▶ _Rows from a dataset of charts and code_
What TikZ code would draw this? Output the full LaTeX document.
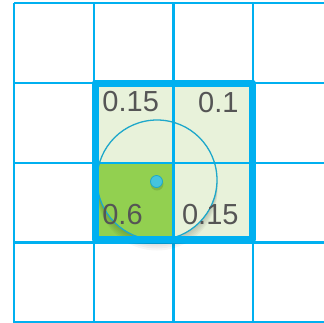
\documentclass[tikz,border=0pt]{standalone}
\usepackage{fontspec}
\setmainfont{Liberation Sans}
\definecolor{gridblue}{HTML}{00B0F0}
\definecolor{lightgreen}{HTML}{E8F2DA}
\definecolor{midgreen}{HTML}{92D050}
\definecolor{ringblue}{HTML}{1EA8CA}
\definecolor{dotfill}{HTML}{45C4DE}
\definecolor{txtgray}{HTML}{555555}
\tikzset{
  gridline/.style={draw=gridblue, line width=2.2pt},
  frame/.style={draw=gridblue, line width=7pt, line join=round},
  val/.style={font=\fontsize{29}{29}\selectfont, text=txtgray, inner sep=0pt},
}
\begin{document}
\begin{tikzpicture}[x=1pt,y=-1pt]
\useasboundingbox (0,0) rectangle (324,322);
% cell fills
\fill[lightgreen] (94,83) rectangle (253.2,242.4);
\fill[midgreen] (94,162.7) rectangle (173.5,242.4);
% grid
\foreach \gx in {14.1,93.8,173.5,253.2} {\draw[gridline] (\gx,3.3) -- (\gx,330);}
\foreach \gy in {3.3,83,162.7,242.4,322.1} {\draw[gridline] (14.1,\gy) -- (330,\gy);}
% circle shadow (below, outside circle)
\begin{scope}
  \clip (0,180) rectangle (324,322);
  \foreach \d in {2,4,6,8,10} {
    \fill[black, opacity=0.035, even odd rule] (157,180+\d) circle (60.5) (157,180) circle (60);
  }
\end{scope}
% circle
\coordinate (c) at (157,180);
\draw[ringblue, line width=1.3pt] (c) circle (60);
% frame
\draw[frame] (95,83) rectangle (252.8,239);
% centre dot
\fill[black, opacity=0.12] (157,184) circle (6.5);
\node[circle, minimum size=12pt, inner sep=0pt, fill=dotfill, draw=ringblue, line width=0.8pt] (dot) at (156.5,181.5) {};
% values
\node[val] (tl) at (130.7,102) {0.15};
\node[val] (tr) at (218.3,102.5) {0.1};
\node[val] (bl) at (122.5,215) {0.6};
\node[val] (br) at (210.3,214.2) {0.15};
\end{tikzpicture}
\end{document}
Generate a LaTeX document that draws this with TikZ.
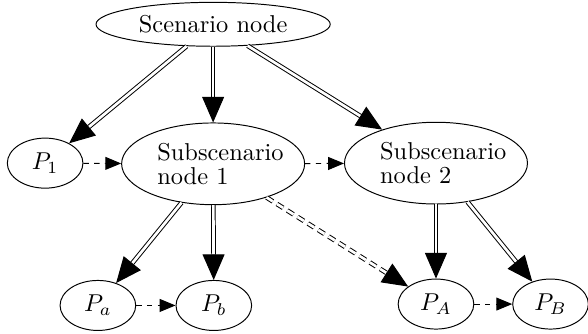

▶ _Exercise task_
Print all of the records shown above exactly, leaving out each picture.

▶ _Task solution_
What TikZ code would draw this? Output the full LaTeX document.
\documentclass[tikz,border=0pt]{standalone}
\usepackage{fontspec}
\setmainfont{Liberation Sans}
\definecolor{gridblue}{HTML}{00B0F0}
\definecolor{lightgreen}{HTML}{E8F2DA}
\definecolor{midgreen}{HTML}{92D050}
\definecolor{ringblue}{HTML}{1EA8CA}
\definecolor{dotfill}{HTML}{45C4DE}
\definecolor{txtgray}{HTML}{555555}
\tikzset{
  gridline/.style={draw=gridblue, line width=2.2pt},
  frame/.style={draw=gridblue, line width=7pt, line join=round},
  val/.style={font=\fontsize{29}{29}\selectfont, text=txtgray, inner sep=0pt},
}
\begin{document}
\begin{tikzpicture}[x=1pt,y=-1pt]
\useasboundingbox (0,0) rectangle (324,322);
% cell fills
\fill[lightgreen] (94,83) rectangle (253.2,242.4);
\fill[midgreen] (94,162.7) rectangle (173.5,242.4);
% grid
\foreach \gx in {14.1,93.8,173.5,253.2} {\draw[gridline] (\gx,3.3) -- (\gx,330);}
\foreach \gy in {3.3,83,162.7,242.4,322.1} {\draw[gridline] (14.1,\gy) -- (330,\gy);}
% circle shadow (below, outside circle)
\begin{scope}
  \clip (0,180) rectangle (324,322);
  \foreach \d in {2,4,6,8,10} {
    \fill[black, opacity=0.035, even odd rule] (157,180+\d) circle (60.5) (157,180) circle (60);
  }
\end{scope}
% circle
\coordinate (c) at (157,180);
\draw[ringblue, line width=1.3pt] (c) circle (60);
% frame
\draw[frame] (95,83) rectangle (252.8,239);
% centre dot
\fill[black, opacity=0.12] (157,184) circle (6.5);
\node[circle, minimum size=12pt, inner sep=0pt, fill=dotfill, draw=ringblue, line width=0.8pt] (dot) at (156.5,181.5) {};
% values
\node[val] (tl) at (130.7,102) {0.15};
\node[val] (tr) at (218.3,102.5) {0.1};
\node[val] (bl) at (122.5,215) {0.6};
\node[val] (br) at (210.3,214.2) {0.15};
\end{tikzpicture}
\end{document}
Generate a LaTeX document that draws this with TikZ.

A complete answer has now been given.